Она отважилась пройти в фойе, где без масок и домино толпились люди, известные всему Парижу. Обойдя это фойе кругом, она уже хотела уйти оттуда, когда услышала, что в одном углу произносят ее имя. Она обернулась и увидела человека, столь горячо любимого ею прежде; он сидел между двумя девицами в масках, в голосе и тоне которых чувствовалась какая-то вялость и вместе с тем желчность, что свидетельствовало об утомлении чувств и душевной горечи.
— Так, значит, ты ее наконец бросил, твою знаменитую Терезу? Оказывается, она тебе изменяла там, в Италии, а ты не хотел этому верить?
— Он начал об этом догадываться, — вставила вторая, — в тот день, когда ему удалось прогнать счастливого соперника.
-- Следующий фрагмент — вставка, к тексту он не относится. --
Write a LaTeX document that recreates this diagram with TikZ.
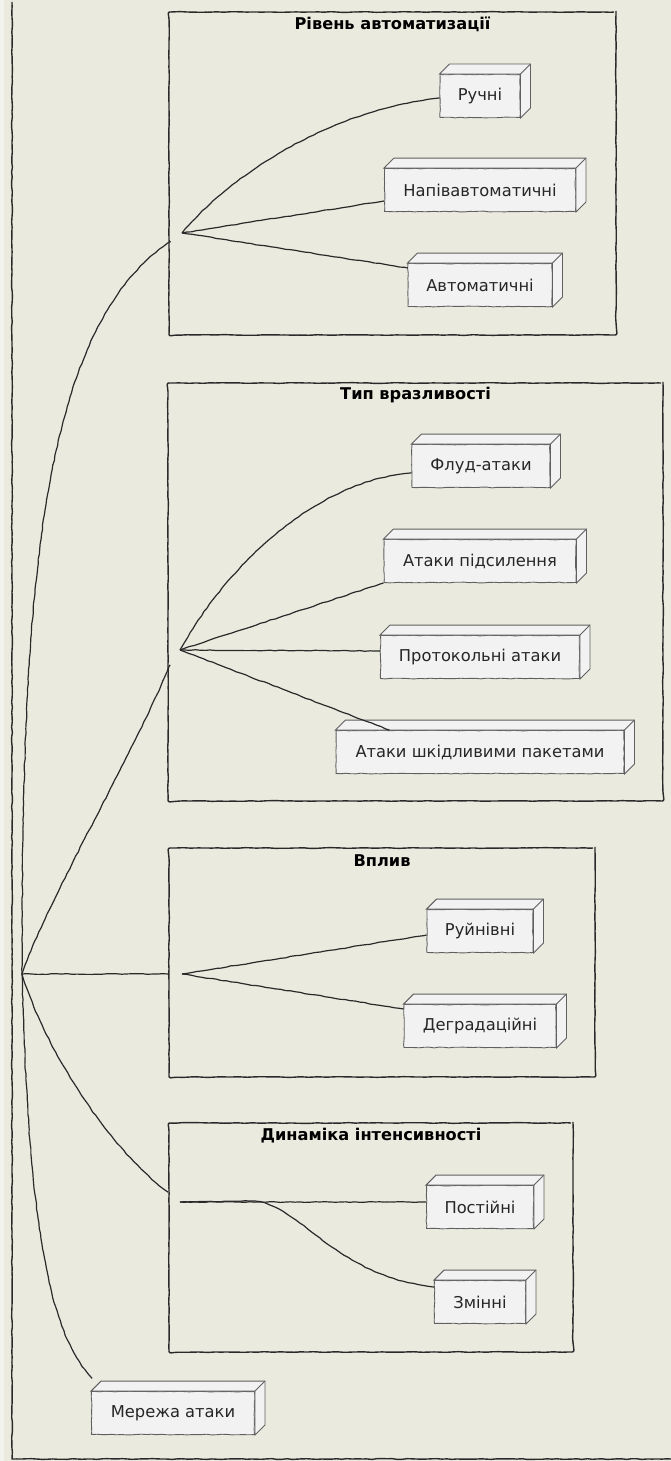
\documentclass[tikz,border=0pt]{standalone}
\usepackage{fontspec}
\setmainfont{DejaVu Sans}
\usetikzlibrary{decorations.pathmorphing}
\definecolor{bg}{HTML}{EBEADF}
\definecolor{margin}{HTML}{F3F3EE}
\definecolor{boxfill}{HTML}{F2F2F2}
\definecolor{boxline}{HTML}{606060}
\definecolor{ink}{HTML}{2A2A2A}
\tikzset{
  sketch/.style={decorate, decoration={random steps, segment length=5pt, amplitude=0.4pt}},
  frame/.style={draw=ink, line width=1.4pt, sketch, rounded corners=2pt, inner sep=0pt},
  itembox/.style={draw=boxline, fill=boxfill, line width=0.9pt, sketch, inner sep=0pt,
    minimum height=43pt, font=\fontsize{16.3}{19}\selectfont, text=black!85},
  ftitle/.style={font=\bfseries\fontsize{16.2}{19}\selectfont, text=black, inner sep=0pt},
  link/.style={draw=ink, line width=1.2pt, sketch},
  face/.style={draw=boxline, fill=boxfill, line width=0.9pt},
}
\newcommand\mkcube[1]{%
  \filldraw[face] (#1.north west) -- ([shift={(10pt,10pt)}]#1.north west)
    -- ([shift={(10pt,10pt)}]#1.north east) -- ([shift={(10pt,10pt)}]#1.south east)
    -- (#1.south east) -- (#1.north east) -- cycle;
  \draw[face] (#1.north east) -- ([shift={(10pt,10pt)}]#1.north east);
}
\begin{document}
\begin{tikzpicture}[x=1pt,y=-1pt]
\pgfmathsetseed{7}
\useasboundingbox (0,0) rectangle (671,1461);
\fill[bg] (0,0) rectangle (671,1461);
\fill[margin] (0,0) rectangle (4,1461);

% outer package border (cropped)
\coordinate (otop) at (12,2);
\coordinate (ocorner) at (12,1459);
\coordinate (oright) at (671,1459);
\draw[link, line width=1.4pt] (otop) -- (ocorner) -- (oright);

% frames
\node[frame, minimum width=447, minimum height=323] (f1) at (392.5,173.5) {};
\node[frame, minimum width=495, minimum height=418] (f2) at (415.5,592) {};
\node[frame, minimum width=426, minimum height=229] (f3) at (382,962.5) {};
\node[frame, minimum width=404, minimum height=229] (f4) at (371,1237.5) {};
\node[ftitle] (t1) at (392.5,24) {Рівень автоматизації};
\node[ftitle] (t2) at (415.5,395) {Тип вразливості};
\node[ftitle] (t3) at (382,861) {Вплив};
\node[ftitle] (t4) at (371,1136) {Динаміка інтенсивності};

% boxes
\node[itembox, minimum width=80]  (ruchni) at (480,96) {Ручні};
\node[itembox, minimum width=191] (napiv)  at (480,190) {Напівавтоматичні};
\node[itembox, minimum width=144] (avto)   at (480,285) {Автоматичні};
\node[itembox, minimum width=138] (flud)   at (481,466) {Флуд-атаки};
\node[itembox, minimum width=192] (pidsyl) at (480,561) {Атаки підсилення};
\node[itembox, minimum width=199] (protok) at (480,657) {Протокольні атаки};
\node[itembox, minimum width=288] (shkid)  at (480,752) {Атаки шкідливими пакетами};
\node[itembox, minimum width=106] (ruin)   at (480,931) {Руйнівні};
\node[itembox, minimum width=152] (degr)   at (480,1026) {Деградаційні};
\node[itembox, minimum width=107] (post)   at (480,1207) {Постійні};
\node[itembox, minimum width=91]  (zmin)   at (480,1302) {Змінні};
\node[itembox, minimum width=163] (mer)    at (173,1413) {Мережа атаки};
\foreach \n in {ruchni,napiv,avto,flud,pidsyl,protok,shkid,ruin,degr,post,zmin,mer}{\mkcube{\n}}

% hubs and frame entry points
\coordinate (hub) at (22,974);
\coordinate (e1) at (170,242);
\coordinate (e2) at (170,665);
\coordinate (e3) at (169,974);
\coordinate (e4) at (168,1192);
\coordinate (h1) at (182,233);
\coordinate (h2) at (180,650);
\coordinate (h3) at (182,974);
\coordinate (h4) at (180,1202);

% outer connectors
\draw[link] (hub) .. controls (22,620) and (35,330) .. (e1);
\draw[link] (hub) .. controls (45,905) and (130,760) .. (e2);
\draw[link] (hub) -- (e3);
\draw[link] (hub) .. controls (45,1050) and (110,1150) .. (e4);
\draw[link] (hub) .. controls (28,1200) and (45,1330) .. ([shift={(1pt,13pt)}]mer.north west);

% frame 1
\draw[link] (h1) .. controls (230,175) and (330,110) .. ([yshift=-2pt]ruchni.west);
\draw[link] (h1) -- ([yshift=-11pt]napiv.west);
\draw[link] (h1) -- ([yshift=17pt]avto.west);
% frame 2
\draw[link] (h2) .. controls (230,560) and (320,480) .. ([yshift=-7pt]flud.west);
\draw[link] (h2) -- (pidsyl.south west);
\draw[link] (h2) -- ([yshift=6pt]protok.west);
\draw[link] (h2) -- ([xshift=54pt]shkid.north west);
% frame 3
\draw[link] (h3) -- ([yshift=-4pt]ruin.west);
\draw[link] (h3) -- ([yshift=17pt]degr.west);
% frame 4
\draw[link] (h4) -- ([yshift=5pt]post.west);
\draw[link] (h4) -- (250,1201) .. controls (300,1201) and (330,1275) .. ([yshift=15pt]zmin.west);
\end{tikzpicture}
\end{document}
Тереза была смертельно оскорблена, слыша, что самый мучительный роман ее жизни служит предметом таких пересудов, но еще больше ее обидело поведение Лорана: он улыбался, возражая этим девицам, что они болтают чепуху, и переменил тему разговора без возмущения, как будто не запомнил того, что только что услышал, и не придал этому значения. Тереза никогда бы не поверила, чтобы он мог так предавать их дружбу. Теперь она в этом убедилась! Она осталась в фойе, продолжая слушать и чувствуя, как маска прилипает к ее лицу от холодного пота.
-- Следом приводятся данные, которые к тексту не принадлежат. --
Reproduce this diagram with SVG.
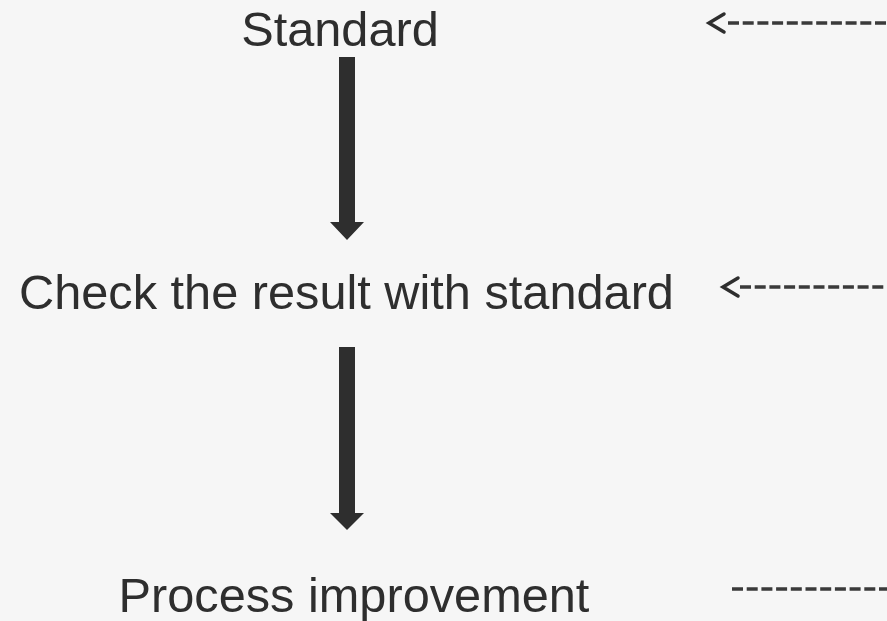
<svg xmlns="http://www.w3.org/2000/svg" width="887" height="621" viewBox="0 0 887 621">
<style>
.lbl{font-family:"Liberation Sans",Arial,sans-serif;font-size:48.7px;fill:#2e2e2e;text-anchor:middle}
.dash{stroke:#3a3a3a;stroke-width:3.5;stroke-dasharray:11 3.7;fill:none}
.chev{stroke:#2e2e2e;stroke-width:3.5;fill:none;stroke-linecap:round;stroke-linejoin:miter}
.big{fill:#2e2e2e}
</style>
<rect width="887" height="621" fill="#f6f6f6"/>
<g id="node-standard"><text class="lbl" x="340" y="46">Standard</text></g>
<g id="node-check"><text class="lbl" x="346.5" y="309">Check the result with standard</text></g>
<g id="node-process"><text class="lbl" x="354" y="612">Process improvement</text></g>
<g id="connectors">
<polygon class="big" points="339,57 355,57 355,222 364,222 347,240 330,222 339,222"/>
<polygon class="big" points="339,347 355,347 355,513 364,513 347,530 330,513 339,513"/>
<line class="dash" x1="728" y1="23" x2="887" y2="23"/>
<polyline class="chev" points="724,14 709,23 724,32"/>
<line class="dash" x1="740" y1="287" x2="887" y2="287"/>
<polyline class="chev" points="738,278 723,287 738,296"/>
<line class="dash" x1="732" y1="589" x2="887" y2="589"/>
</g>
</svg>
Однако же Лоран не говорил этим девицам ничего такого, чего нельзя было бы слушать всем. Он болтал с ними, забавлялся их щебетанием и отвечал на него как веселый собеседник. Они были совсем неостроумны, и два-три раза он зевал, почти не пытаясь это скрыть. И все же он оставался с ними, нисколько не смущенный тем, что его видят в этой компании, позволял им ухаживать за собой, зевая от усталости, а не от настоящей скуки, мягкий, рассеянный, но любезный, и говорил с этими случайными встречными, как будто это были женщины из лучшего общества, чуть ли не порядочные и серьезные знакомые, с которыми его связывали общие воспоминания о вполне приличных развлечениях.
Это продолжалось добрых пятнадцать минут. Тереза не двигалась с места. Лоран сидел к ней спиной на банкетке, в нише с закрытыми застекленными дверями, лицом к этим дверям. Когда группы людей, прохаживающихся по внешнему коридору, останавливались против дверей, фраки и домино создавали непрозрачный фон и стекло становилось черным зеркалом, где появлялось отражение Терезы, чего она не замечала. Лоран видел ее несколько раз, не узнавая ее, но постепенно неподвижность этого лица в маске встревожила его, и он сказал своим собеседницам, показывая на темное зеркало:
— Вы не находите, что маска — вещь пугающая?
— Значит, ты и нас боишься?
— Нет, вас не боюсь, я знаю, какой у вас нос под этим куском атласа; но лицо, которого не угадываешь, которого не знаешь и которое пристально смотрит на тебя горящими зрачками… Я ухожу отсюда, с меня довольно.
— Значит, с тебя довольно нас? — возразили они.
— Нет, с меня довольно этого бала, — сказал он. — Здесь задыхаешься. Хотите посмотреть на снег? Я еду в Булонский лес.
— Но ведь там можно замерзнуть!
— Ну да! Разве кто-нибудь там замерзает? Так поедем?
— Ой, нет!
— Кто хочет поехать со мной в домино в Булонский лес? — спросил он, повысив голос.
Группа черных фигур, как стая летучих мышей, слетелась к нему.
— А сколько ты нам заплатишь? — спросила одна.
— А ты напишешь мой портрет? — приставала другая.
— Пешком или в экипаже? — спрашивала третья.
— Сто франков каждой, — ответил он, — только за то, чтобы погулять по снегу при лунном свете. Я пойду за вами издали. Чтобы посмотреть, как это будет выглядеть… Сколько вас? — добавил он через минуту. — Десять? Маловато! Ну, да ничего, пошли!
Три передумали:
— У него нет ни гроша. Мы схватим из-за него воспаление легких, вот и все.